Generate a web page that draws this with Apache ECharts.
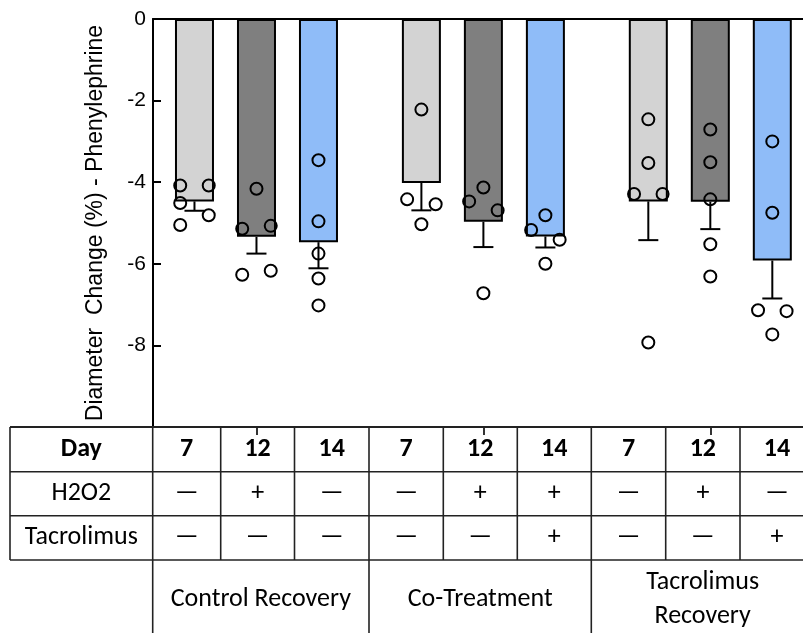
<!DOCTYPE html>
<html>
<head>
<meta charset="utf-8">
<script src="https://cdn.jsdelivr.net/npm/echarts@6/dist/echarts.min.js"></script>
<style>html,body{margin:0;padding:0;background:#fff;}#c{width:803px;height:633px;}</style>
</head>
<body>
<div id="c"></div>
<script>
// ---- data ----
const groups = ['Control Recovery', 'Co-Treatment', 'Tacrolimus\nRecovery'];
const days = ['7', '12', '14'];
const h2o2 = ['—', '+', '—', '—', '+', '+', '—', '+', '—'];
const tacrolimus = ['—', '—', '—', '—', '—', '+', '—', '—', '+'];
const yTicks = [0, -2, -4, -6, -8];
const means = [-4.47, -5.34, -5.47, -4.02, -4.97, -5.33, -4.47, -4.48, -5.92];
const sems = [0.23, 0.41, 0.64, 0.67, 0.62, 0.27, 0.95, 0.67, 0.93];
const points = [
  [-4.08, -4.08, -4.51, -4.81, -5.05],
  [-4.16, -5.14, -5.07, -6.27, -6.17],
  [-3.46, -4.96, -5.75, -6.36, -7.02],
  [-2.22, -4.42, -4.54, -5.03],
  [-4.13, -4.47, -4.69, -6.72],
  [-4.81, -5.17, -5.41, -6.00],
  [-2.46, -3.53, -4.29, -4.29, -7.93],
  [-2.71, -3.51, -4.42, -5.52, -6.31],
  [-3.00, -4.75, -7.14, -7.16, -7.73]
];
// horizontal side of each dot: -1 left, 0 centre, 1 right
const pointSide = [
  [-1, 1, -1, 1, -1],
  [0, -1, 1, -1, 1],
  [0, 0, 0, 0, 0],
  [0, -1, 1, 0],
  [0, -1, 1, 0],
  [0, -1, 1, 0],
  [0, 0, -1, 1, 0],
  [0, 0, 0, 0, 0],
  [0, 0, -1, 1, 0]
];

// ---- layout ----
const dayColors = ['#d3d3d3', '#7f7f7f', '#8fbcf8'];
const GROUP_STEP = 3.66;
const JIT = 0.23;
const X_MIN = -0.669, X_MAX = 9.815;
const barX = (i) => Math.floor(i / 3) * GROUP_STEP + (i % 3);
const groupCenters = groups.map((g, gi) => gi * GROUP_STEP + 1);

const barData = means.map((m, i) => ({
  value: [barX(i), m],
  itemStyle: { color: dayColors[i % 3] }
}));
const errData = means.map((m, i) => [barX(i), m, m - sems[i]]);
const dotData = [];
points.forEach((arr, i) => arr.forEach((v, k) => dotData.push([barX(i) + pointSide[i][k] * JIT, v])));

// ---- table (graphic) ----
const colX = [10, 152.7, 220.7, 294.5, 369, 443.3, 517.3, 591.3, 665.7, 740, 814];
const rowY = [427, 471.7, 515.7, 560];
const groupEdges = [152.7, 369, 591.3, 814];
const BOTTOM = 633;
const tableFont = 'Carlito, Lato, sans-serif';
const lineStyle = { stroke: '#222', lineWidth: 1.6 };
const g = [];
function hline(y, x1, x2, w) { g.push({ type: 'line', shape: { x1, y1: y, x2, y2: y }, style: { stroke: '#222', lineWidth: w || 1.6 }, z: 10 }); }
function vline(x, y1, y2) { g.push({ type: 'line', shape: { x1: x, y1, x2: x, y2 }, style: lineStyle, z: 10 }); }
function txt(s, x, y, bold, size) {
  g.push({ type: 'text', x, y, z: 10, style: { text: s, align: 'center', verticalAlign: 'middle', fontFamily: tableFont, fontSize: size || 26, fontWeight: bold ? 'bold' : 'normal', fill: '#000', lineHeight: 34 } });
}
hline(rowY[0], colX[0], 803, 2);
hline(rowY[1], colX[0], 803);
hline(rowY[2], colX[0], 803);
hline(rowY[3], colX[0], 803);
vline(colX[0], rowY[0], rowY[3]);
colX.slice(1).forEach((x) => {
  const isGroup = groupEdges.some((e) => Math.abs(e - x) < 0.5);
  vline(x, rowY[0], isGroup ? BOTTOM : rowY[3]);
});
const rowMid = (r) => (rowY[r] + rowY[r + 1]) / 2;
const labelCx = (colX[0] + colX[1]) / 2;
txt('Day', labelCx, rowMid(0), true);
txt('H2O2', labelCx, rowMid(1), false);
txt('Tacrolimus', labelCx, rowMid(2), false);
for (let i = 0; i < 9; i++) {
  const cx = (colX[i + 1] + colX[i + 2]) / 2;
  txt(days[i % 3], cx, rowMid(0), true);
  txt(h2o2[i], cx, rowMid(1), false);
  txt(tacrolimus[i], cx, rowMid(2), false);
}
groups.forEach((name, gi) => {
  const cx = (groupEdges[gi] + Math.min(groupEdges[gi + 1], 814)) / 2;
  txt(name, cx, 599, false);
});

const chart = echarts.init(document.getElementById('c'), null, { renderer: 'canvas' });
chart.setOption({
  animation: false,
  backgroundColor: '#fff',
  grid: { left: 153, right: 0, top: 19, bottom: 206, containLabel: false },
  xAxis: [
    {
      type: 'value', min: X_MIN, max: X_MAX, position: 'top',
      axisLine: { show: true, onZero: false, lineStyle: { color: '#000', width: 2 } },
      axisTick: { show: false }, axisLabel: { show: false }, splitLine: { show: false }
    },
    {
      type: 'value', min: X_MIN, max: X_MAX, position: 'bottom',
      axisLine: { show: false, onZero: false },
      axisTick: { show: true, inside: false, length: 8, customValues: groupCenters, lineStyle: { color: '#000', width: 1.6 } },
      axisLabel: { show: false }, splitLine: { show: false }
    }
  ],
  yAxis: {
    type: 'value', min: -10, max: 0, interval: 2,
    name: 'Diameter  Change (%) - Phenylephrine',
    nameLocation: 'middle', nameRotate: 90, nameGap: 46,
    nameTextStyle: { fontFamily: 'Liberation Sans, Arial, sans-serif', fontSize: 23, color: '#000' },
    axisLine: { show: true, onZero: false, lineStyle: { color: '#000', width: 2 } },
    axisTick: { show: true, inside: true, length: 8, lineStyle: { color: '#000', width: 2 } },
    axisLabel: {
      margin: 7, fontFamily: 'Liberation Sans, Arial, sans-serif', fontSize: 21, color: '#000',
      formatter: (v) => (yTicks.indexOf(v) >= 0 ? String(v) : '')
    },
    splitLine: { show: false }
  },
  series: [
    {
      type: 'bar', data: barData, barWidth: 39,
      itemStyle: { borderColor: '#000', borderWidth: 2 }, z: 2
    },
    {
      type: 'custom', data: errData, z: 3,
      renderItem: (params, api) => {
        const p1 = api.coord([api.value(0), api.value(1)]);
        const p2 = api.coord([api.value(0), api.value(2)]);
        const st = { stroke: '#000', lineWidth: 2 };
        return {
          type: 'group', children: [
            { type: 'line', shape: { x1: p1[0], y1: p1[1], x2: p2[0], y2: p2[1] }, style: st },
            { type: 'line', shape: { x1: p2[0] - 10, y1: p2[1], x2: p2[0] + 10, y2: p2[1] }, style: st }
          ]
        };
      }
    },
    {
      type: 'scatter', data: dotData, symbol: 'circle', symbolSize: 12, z: 4,
      itemStyle: { color: 'rgba(0,0,0,0)', borderColor: '#000', borderWidth: 2, opacity: 1 }
    }
  ],
  graphic: g
});
</script>
</body>
</html>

__Stated problem__:
Using the data above, write out every line exactly, leaving the images behind.

__Final result__:
Generate a web page that draws this with Apache ECharts.
<!DOCTYPE html>
<html>
<head>
<meta charset="utf-8">
<script src="https://cdn.jsdelivr.net/npm/echarts@6/dist/echarts.min.js"></script>
<style>html,body{margin:0;padding:0;background:#fff;}#c{width:803px;height:633px;}</style>
</head>
<body>
<div id="c"></div>
<script>
// ---- data ----
const groups = ['Control Recovery', 'Co-Treatment', 'Tacrolimus\nRecovery'];
const days = ['7', '12', '14'];
const h2o2 = ['—', '+', '—', '—', '+', '+', '—', '+', '—'];
const tacrolimus = ['—', '—', '—', '—', '—', '+', '—', '—', '+'];
const yTicks = [0, -2, -4, -6, -8];
const means = [-4.47, -5.34, -5.47, -4.02, -4.97, -5.33, -4.47, -4.48, -5.92];
const sems = [0.23, 0.41, 0.64, 0.67, 0.62, 0.27, 0.95, 0.67, 0.93];
const points = [
  [-4.08, -4.08, -4.51, -4.81, -5.05],
  [-4.16, -5.14, -5.07, -6.27, -6.17],
  [-3.46, -4.96, -5.75, -6.36, -7.02],
  [-2.22, -4.42, -4.54, -5.03],
  [-4.13, -4.47, -4.69, -6.72],
  [-4.81, -5.17, -5.41, -6.00],
  [-2.46, -3.53, -4.29, -4.29, -7.93],
  [-2.71, -3.51, -4.42, -5.52, -6.31],
  [-3.00, -4.75, -7.14, -7.16, -7.73]
];
// horizontal side of each dot: -1 left, 0 centre, 1 right
const pointSide = [
  [-1, 1, -1, 1, -1],
  [0, -1, 1, -1, 1],
  [0, 0, 0, 0, 0],
  [0, -1, 1, 0],
  [0, -1, 1, 0],
  [0, -1, 1, 0],
  [0, 0, -1, 1, 0],
  [0, 0, 0, 0, 0],
  [0, 0, -1, 1, 0]
];

// ---- layout ----
const dayColors = ['#d3d3d3', '#7f7f7f', '#8fbcf8'];
const GROUP_STEP = 3.66;
const JIT = 0.23;
const X_MIN = -0.669, X_MAX = 9.815;
const barX = (i) => Math.floor(i / 3) * GROUP_STEP + (i % 3);
const groupCenters = groups.map((g, gi) => gi * GROUP_STEP + 1);

const barData = means.map((m, i) => ({
  value: [barX(i), m],
  itemStyle: { color: dayColors[i % 3] }
}));
const errData = means.map((m, i) => [barX(i), m, m - sems[i]]);
const dotData = [];
points.forEach((arr, i) => arr.forEach((v, k) => dotData.push([barX(i) + pointSide[i][k] * JIT, v])));

// ---- table (graphic) ----
const colX = [10, 152.7, 220.7, 294.5, 369, 443.3, 517.3, 591.3, 665.7, 740, 814];
const rowY = [427, 471.7, 515.7, 560];
const groupEdges = [152.7, 369, 591.3, 814];
const BOTTOM = 633;
const tableFont = 'Carlito, Lato, sans-serif';
const lineStyle = { stroke: '#222', lineWidth: 1.6 };
const g = [];
function hline(y, x1, x2, w) { g.push({ type: 'line', shape: { x1, y1: y, x2, y2: y }, style: { stroke: '#222', lineWidth: w || 1.6 }, z: 10 }); }
function vline(x, y1, y2) { g.push({ type: 'line', shape: { x1: x, y1, x2: x, y2 }, style: lineStyle, z: 10 }); }
function txt(s, x, y, bold, size) {
  g.push({ type: 'text', x, y, z: 10, style: { text: s, align: 'center', verticalAlign: 'middle', fontFamily: tableFont, fontSize: size || 26, fontWeight: bold ? 'bold' : 'normal', fill: '#000', lineHeight: 34 } });
}
hline(rowY[0], colX[0], 803, 2);
hline(rowY[1], colX[0], 803);
hline(rowY[2], colX[0], 803);
hline(rowY[3], colX[0], 803);
vline(colX[0], rowY[0], rowY[3]);
colX.slice(1).forEach((x) => {
  const isGroup = groupEdges.some((e) => Math.abs(e - x) < 0.5);
  vline(x, rowY[0], isGroup ? BOTTOM : rowY[3]);
});
const rowMid = (r) => (rowY[r] + rowY[r + 1]) / 2;
const labelCx = (colX[0] + colX[1]) / 2;
txt('Day', labelCx, rowMid(0), true);
txt('H2O2', labelCx, rowMid(1), false);
txt('Tacrolimus', labelCx, rowMid(2), false);
for (let i = 0; i < 9; i++) {
  const cx = (colX[i + 1] + colX[i + 2]) / 2;
  txt(days[i % 3], cx, rowMid(0), true);
  txt(h2o2[i], cx, rowMid(1), false);
  txt(tacrolimus[i], cx, rowMid(2), false);
}
groups.forEach((name, gi) => {
  const cx = (groupEdges[gi] + Math.min(groupEdges[gi + 1], 814)) / 2;
  txt(name, cx, 599, false);
});

const chart = echarts.init(document.getElementById('c'), null, { renderer: 'canvas' });
chart.setOption({
  animation: false,
  backgroundColor: '#fff',
  grid: { left: 153, right: 0, top: 19, bottom: 206, containLabel: false },
  xAxis: [
    {
      type: 'value', min: X_MIN, max: X_MAX, position: 'top',
      axisLine: { show: true, onZero: false, lineStyle: { color: '#000', width: 2 } },
      axisTick: { show: false }, axisLabel: { show: false }, splitLine: { show: false }
    },
    {
      type: 'value', min: X_MIN, max: X_MAX, position: 'bottom',
      axisLine: { show: false, onZero: false },
      axisTick: { show: true, inside: false, length: 8, customValues: groupCenters, lineStyle: { color: '#000', width: 1.6 } },
      axisLabel: { show: false }, splitLine: { show: false }
    }
  ],
  yAxis: {
    type: 'value', min: -10, max: 0, interval: 2,
    name: 'Diameter  Change (%) - Phenylephrine',
    nameLocation: 'middle', nameRotate: 90, nameGap: 46,
    nameTextStyle: { fontFamily: 'Liberation Sans, Arial, sans-serif', fontSize: 23, color: '#000' },
    axisLine: { show: true, onZero: false, lineStyle: { color: '#000', width: 2 } },
    axisTick: { show: true, inside: true, length: 8, lineStyle: { color: '#000', width: 2 } },
    axisLabel: {
      margin: 7, fontFamily: 'Liberation Sans, Arial, sans-serif', fontSize: 21, color: '#000',
      formatter: (v) => (yTicks.indexOf(v) >= 0 ? String(v) : '')
    },
    splitLine: { show: false }
  },
  series: [
    {
      type: 'bar', data: barData, barWidth: 39,
      itemStyle: { borderColor: '#000', borderWidth: 2 }, z: 2
    },
    {
      type: 'custom', data: errData, z: 3,
      renderItem: (params, api) => {
        const p1 = api.coord([api.value(0), api.value(1)]);
        const p2 = api.coord([api.value(0), api.value(2)]);
        const st = { stroke: '#000', lineWidth: 2 };
        return {
          type: 'group', children: [
            { type: 'line', shape: { x1: p1[0], y1: p1[1], x2: p2[0], y2: p2[1] }, style: st },
            { type: 'line', shape: { x1: p2[0] - 10, y1: p2[1], x2: p2[0] + 10, y2: p2[1] }, style: st }
          ]
        };
      }
    },
    {
      type: 'scatter', data: dotData, symbol: 'circle', symbolSize: 12, z: 4,
      itemStyle: { color: 'rgba(0,0,0,0)', borderColor: '#000', borderWidth: 2, opacity: 1 }
    }
  ],
  graphic: g
});
</script>
</body>
</html>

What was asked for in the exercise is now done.